Even Internet connectivity became cheap, with all ISPs providing offers of nlimited Internet accounts for an annual fee of less than JD 120, which is JD 0 a month!

Still, the local computer and information technology market had a slow year.

All computer hardware and software dealers I talked to were complaining of low profit margins- probably related to the very low prices mentioned earlier- and extreme competition with too many companies in Jordan serving and already small market.

As for software companies, who mostly had a rather good 2000, this year was a step backward with the international IT market recession and the promise of large software development contracts not really materializing.

Software houses in Jordan either laid off people, or just shrunk in size and activities.

The local market demand for software and services actually grew, though, driven by telecommunications and infrastructural projects. These big local contracts played a role in re-structuring the IT suppliers landscape in the country, separating the 'big guns' from the smaller and continuously shrinking companies that once commanded bigger shares of the country's computer and It market.

Over all, it's been a somewhat disappointing year for IT businesses, especially export-oriented software ventures.
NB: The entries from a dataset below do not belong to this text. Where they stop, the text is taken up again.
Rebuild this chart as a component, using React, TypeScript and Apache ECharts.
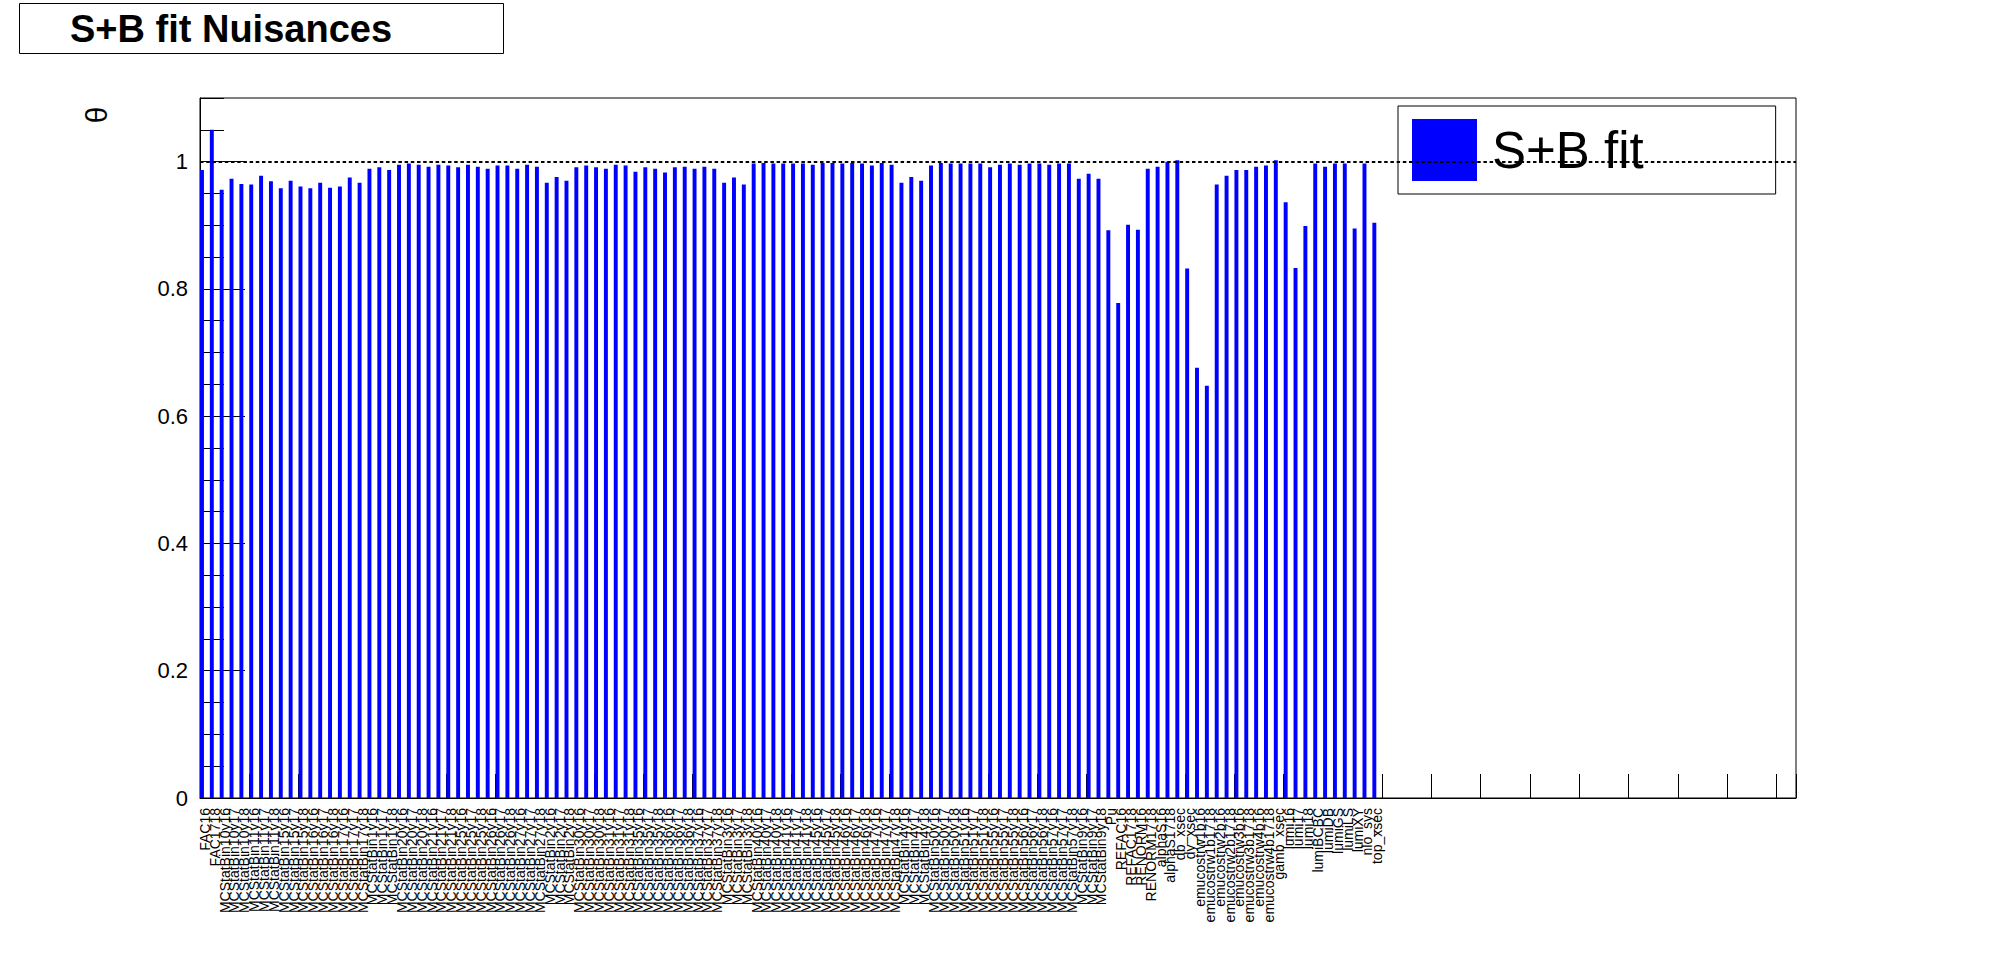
import React, { useEffect, useRef } from 'react';
import * as echarts from 'echarts';

// Nuisance parameter names (bin labels, left to right)
const LABELS: string[] = [
  'FAC16', 'FAC1718',
  'MCStatBin10y16', 'MCStatBin10y17', 'MCStatBin10y18',
  'MCStatBin11y16', 'MCStatBin11y17', 'MCStatBin11y18',
  'MCStatBin15y16', 'MCStatBin15y17', 'MCStatBin15y18',
  'MCStatBin16y16', 'MCStatBin16y17', 'MCStatBin16y18',
  'MCStatBin17y16', 'MCStatBin17y17', 'MCStatBin17y18',
  'MCStatBin1y16', 'MCStatBin1y17', 'MCStatBin1y18',
  'MCStatBin20y16', 'MCStatBin20y17', 'MCStatBin20y18',
  'MCStatBin21y16', 'MCStatBin21y17', 'MCStatBin21y18',
  'MCStatBin25y16', 'MCStatBin25y17', 'MCStatBin25y18',
  'MCStatBin26y16', 'MCStatBin26y17', 'MCStatBin26y18',
  'MCStatBin27y16', 'MCStatBin27y17', 'MCStatBin27y18',
  'MCStatBin2y16', 'MCStatBin2y17', 'MCStatBin2y18',
  'MCStatBin30y16', 'MCStatBin30y17', 'MCStatBin30y18',
  'MCStatBin31y16', 'MCStatBin31y17', 'MCStatBin31y18',
  'MCStatBin35y16', 'MCStatBin35y17', 'MCStatBin35y18',
  'MCStatBin36y16', 'MCStatBin36y17', 'MCStatBin36y18',
  'MCStatBin37y16', 'MCStatBin37y17', 'MCStatBin37y18',
  'MCStatBin3y16', 'MCStatBin3y17', 'MCStatBin3y18',
  'MCStatBin40y16', 'MCStatBin40y17', 'MCStatBin40y18',
  'MCStatBin41y16', 'MCStatBin41y17', 'MCStatBin41y18',
  'MCStatBin45y16', 'MCStatBin45y17', 'MCStatBin45y18',
  'MCStatBin46y16', 'MCStatBin46y17', 'MCStatBin46y18',
  'MCStatBin47y16', 'MCStatBin47y17', 'MCStatBin47y18',
  'MCStatBin4y16', 'MCStatBin4y17', 'MCStatBin4y18',
  'MCStatBin50y16', 'MCStatBin50y17', 'MCStatBin50y18',
  'MCStatBin51y16', 'MCStatBin51y17', 'MCStatBin51y18',
  'MCStatBin55y16', 'MCStatBin55y17', 'MCStatBin55y18',
  'MCStatBin56y16', 'MCStatBin56y17', 'MCStatBin56y18',
  'MCStatBin57y16', 'MCStatBin57y17', 'MCStatBin57y18',
  'MCStatBin9y16', 'MCStatBin9y17', 'MCStatBin9y18',
  'Pu', 'REFAC16', 'REFAC1718', 'RENORM16', 'RENORM1718',
  'alphaS16', 'alphaS1718', 'db_xsec', 'dy_xsec',
  'emucostrw1b16', 'emucostrw1b1718', 'emucostrw2b16', 'emucostrw2b1718',
  'emucostrw3b16', 'emucostrw3b1718', 'emucostrw4b16', 'emucostrw4b1718',
  'gamb_xsec', 'lumi16', 'lumi17', 'lumi18', 'lumiBCBC', 'lumiDB',
  'lumiGS', 'lumiLS', 'lumiXY', 'nlo_sys', 'top_xsec',
];

// Fitted nuisance values (S+B fit), one per label
const SB_FIT: number[] = [
  0.987, 1.050, 0.956, 0.973, 0.965, 0.964, 0.978, 0.969, 0.958, 0.970,
  0.961, 0.958, 0.967, 0.959, 0.961, 0.975, 0.967, 0.989, 0.991, 0.987,
  0.995, 0.997, 0.995, 0.992, 0.995, 0.994, 0.991, 0.995, 0.992, 0.989,
  0.994, 0.994, 0.989, 0.995, 0.992, 0.967, 0.976, 0.970, 0.991, 0.994,
  0.991, 0.989, 0.995, 0.994, 0.984, 0.991, 0.989, 0.983, 0.991, 0.992,
  0.989, 0.992, 0.989, 0.967, 0.975, 0.964, 0.997, 0.998, 0.997, 0.997,
  0.997, 0.997, 0.995, 0.998, 0.998, 0.997, 0.998, 0.997, 0.994, 0.998,
  0.995, 0.967, 0.976, 0.970, 0.994, 0.998, 0.997, 0.997, 0.997, 0.997,
  0.991, 0.995, 0.997, 0.995, 0.997, 0.997, 0.995, 0.997, 0.997, 0.973,
  0.981, 0.973, 0.892, 0.778, 0.901, 0.893, 0.989, 0.992, 1.000, 1.002,
  0.832, 0.676, 0.648, 0.964, 0.978, 0.987, 0.987, 0.992, 0.994, 1.002,
  0.936, 0.833, 0.899, 0.997, 0.992, 0.997, 0.997, 0.895, 0.997, 0.904,
];

// Unlabelled (empty) bins that follow on the histogram axis
const EMPTY_BIN_COUNT = 42;
const X_TICK_EVERY = 5;
const REFERENCE_LEVEL = 1;
const Y_MIN = 0;
const Y_MAX = 1.1;
const Y_MAJOR = 0.2;
const Y_MINOR = 0.05;

const FONT = '"Liberation Sans", Arial, Helvetica, sans-serif';

export default function App() {
  const ref = useRef<HTMLDivElement>(null);

  useEffect(() => {
    document.body.style.margin = '0';
    if (!ref.current) return;
    const chart = echarts.init(ref.current, null, { renderer: 'svg' });

    const categories = [
      ...LABELS,
      ...Array.from({ length: EMPTY_BIN_COUNT }, (_, i) => `__empty${i}`),
    ];

    chart.setOption({
      animation: false,
      backgroundColor: '#ffffff',
      textStyle: { fontFamily: FONT, color: '#000' },
      title: {
        text: 'S+B fit Nuisances',
        left: 19,
        top: 4,
        padding: [6, 112, 6, 51],
        borderColor: '#000',
        borderWidth: 1,
        backgroundColor: '#fff',
        textStyle: {
          fontFamily: FONT,
          fontSize: 38,
          fontWeight: 'bold',
          color: '#000',
          lineHeight: 37,
        },
      },
      legend: {
        data: ['S+B fit'],
        left: 1398,
        top: 106,
        orient: 'horizontal',
        padding: [13, 132, 13, 14],
        borderColor: '#000',
        borderWidth: 1,
        backgroundColor: '#fff',
        itemWidth: 65,
        itemHeight: 62,
        icon: 'rect',
        selectedMode: false,
        textStyle: {
          fontFamily: FONT,
          fontSize: 51,
          color: '#000',
          padding: [0, 0, 0, 10],
        },
      },
      grid: {
        left: 200,
        top: 98,
        width: 1596,
        height: 700,
        show: true,
        borderColor: '#000',
        borderWidth: 1,
        backgroundColor: 'transparent',
        containLabel: false,
      },
      graphic: [
        {
          type: 'text',
          x: 96,
          y: 115,
          rotation: Math.PI / 2,
          style: {
            text: 'θ',
            font: `30px ${FONT}`,
            fill: '#000',
            align: 'center',
            verticalAlign: 'middle',
            textAlign: 'center',
            textVerticalAlign: 'middle',
          },
        },
      ],
      xAxis: {
        type: 'category',
        data: categories,
        boundaryGap: true,
        axisLine: { show: true, lineStyle: { color: '#000', width: 1 } },
        axisTick: {
          show: true,
          inside: true,
          length: 24,
          interval: (index: number) => index % X_TICK_EVERY === 0,
          alignWithLabel: false,
          lineStyle: { color: '#000', width: 1 },
        },
        axisLabel: {
          interval: 0,
          rotate: 90,
          fontSize: 14,
          fontFamily: FONT,
          color: '#000',
          margin: 10,
          formatter: (v: string) => (v.startsWith('__empty') ? '' : v),
        },
        splitLine: { show: false },
      },
      yAxis: [
        {
          type: 'value',
          min: Y_MIN,
          max: Y_MAX,
          interval: Y_MINOR,
          position: 'left',
          axisLine: { show: true, lineStyle: { color: '#000', width: 1 } },
          axisTick: { show: true, inside: true, length: 24, lineStyle: { color: '#000', width: 1 } },
          axisLabel: { show: false },
          splitLine: { show: false },
        },
        {
          type: 'value',
          min: Y_MIN,
          max: Y_MAX,
          interval: Y_MAJOR,
          position: 'left',
          axisLine: { show: false },
          axisTick: { show: true, inside: true, length: 45, lineStyle: { color: '#000', width: 1 } },
          axisLabel: {
            show: true,
            fontSize: 22,
            fontFamily: FONT,
            color: '#000',
            margin: 12,
            showMaxLabel: false,
          },
          splitLine: { show: false },
        },
      ],
      series: [
        {
          name: 'S+B fit',
          type: 'bar',
          data: SB_FIT,
          yAxisIndex: 0,
          barWidth: '40%',
          barGap: '0%',
          itemStyle: { color: '#0000ff' },
          markLine: {
            silent: true,
            symbol: 'none',
            label: { show: false },
            lineStyle: { color: '#000', type: [3.5, 2.7], width: 2 },
            data: [{ yAxis: REFERENCE_LEVEL }],
          },
        },
        {
          name: '__pad',
          type: 'bar',
          data: [],
          yAxisIndex: 0,
          barWidth: '60%',
          barGap: '0%',
          silent: true,
          itemStyle: { color: 'rgba(0,0,0,0)' },
        },
      ],
    });

    return () => chart.dispose();
  }, []);

  return <div ref={ref} style={{ width: 1996, height: 972 }} />;
}
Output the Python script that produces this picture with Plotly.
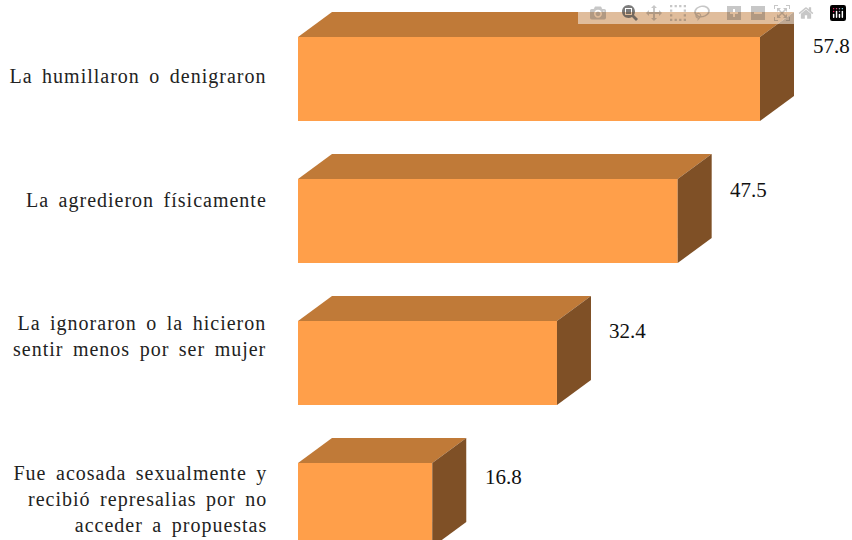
import plotly.graph_objects as go

categories = [
    "La humillaron o denigraron",
    "La agredieron físicamente",
    "La ignoraron o la hicieron<br>sentir menos por ser mujer",
    "Fue acosada sexualmente y<br>recibió represalias por no<br>acceder a propuestas",
]
values = [57.8, 47.5, 32.4, 16.8]

W, H = 852, 540
LEFT = 298
PX_PER_X = 7.993
PX_PER_Y = 142
TOP_CENTER = 79
BAR_PX = 84
DX_PX, DY_PX = 34, 25
LABEL_SHIFT = [3, 21, 27, 6]
VALUE_SHIFT = [33, 31, 32, 28]
VALUE_GAP = 50.5

FRONT, TOPC, SIDE = "#FF9F4A", "#C07A38", "#7F5026"
dx = DX_PX / PX_PER_X
dy = DY_PX / PX_PER_Y
hw = BAR_PX / PX_PER_Y / 2

fig = go.Figure()
ypos = list(range(len(values)))
fig.add_trace(go.Bar(x=values, y=ypos, orientation="h", width=BAR_PX / PX_PER_Y,
                     marker=dict(color=FRONT, line=dict(width=0)), hoverinfo="x"))
for v, y in zip(values, ypos):
    t = y - hw
    b = y + hw
    fig.add_trace(go.Scatter(x=[0, v, v + dx, dx, 0], y=[t, t, t - dy, t - dy, t], mode="lines",
                             fill="toself", fillcolor=TOPC, line=dict(width=0), hoverinfo="skip"))
    fig.add_trace(go.Scatter(x=[v, v + dx, v + dx, v, v], y=[t, t - dy, b - dy, b, t], mode="lines",
                             fill="toself", fillcolor=SIDE, line=dict(width=0), hoverinfo="skip"))

for c, v, y, ls, vs in zip(categories, values, ypos, LABEL_SHIFT, VALUE_SHIFT):
    fig.add_annotation(x=0, y=y, xref="x", yref="y", text=c, showarrow=False,
                       xanchor="right", yanchor="middle", align="right", xshift=-29, yshift=ls,
                       font=dict(family="Liberation Serif", size=20, color="#222222"))
    fig.add_annotation(x=v, y=y, xref="x", yref="y", text=f"{v:.1f}", showarrow=False,
                       xanchor="left", yanchor="middle", xshift=VALUE_GAP, yshift=vs,
                       font=dict(family="Liberation Serif", size=21, color="#111111"))

fig.update_layout(
    width=W, height=H, margin=dict(l=LEFT, r=0, t=0, b=0), showlegend=False,
    paper_bgcolor="white", plot_bgcolor="white",
    xaxis=dict(range=[0, (W - LEFT) / PX_PER_X], visible=False),
    yaxis=dict(range=[(H - TOP_CENTER) / PX_PER_Y, -TOP_CENTER / PX_PER_Y], visible=False),
)
css = """
document.body.style.margin='0';
document.body.style.overflow='hidden';
document.querySelectorAll('.annotation-text').forEach(function(t){
  if(t.textContent.length>6){t.style.letterSpacing='1px';t.style.wordSpacing='3.5px';}
});
"""
fig.write_html("out.html", post_script=css)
As with any other place in the world, Internet use exploded and it drove the entry of countless people into the realm of the cyber-world. Internet cafes increased in numbers, people flocked to them and it must have been another excellent year for Jordan's continued evolution into an e-society.

ISPs fueled this by innovative price packages, better connectivity and generally making sure that every computer user got 'connected'.

As for Internet-based projects and ventures, well it was kind of slow. The big projects based in Jordan, like Arabia.com and Maktoob.com continued to grow while newer projects faltered, as did such projects all over the world.

The Dotcom revolution, turned into a Dot bomb. And that was the case in Jordan too.

Now, for a shining light amidst all of this: Our national IT strategy. Although it's still in its beginnings, the sheer amount of effort and commitment demonstrated by the government and private companies has presented a unique partnership that is attracting attention regionally and internationally.

The political conditions in the region, though, are not too encouraging to attract major IT investments yet, but some investments have begun and the stage is set for Jordan's future success as an IT center. The extensive work done, and its details, cannot be delved into here, but it's an excellent step forward. Hopefully, in next year's column we'll have more to say about that. God willing, I assure you we will.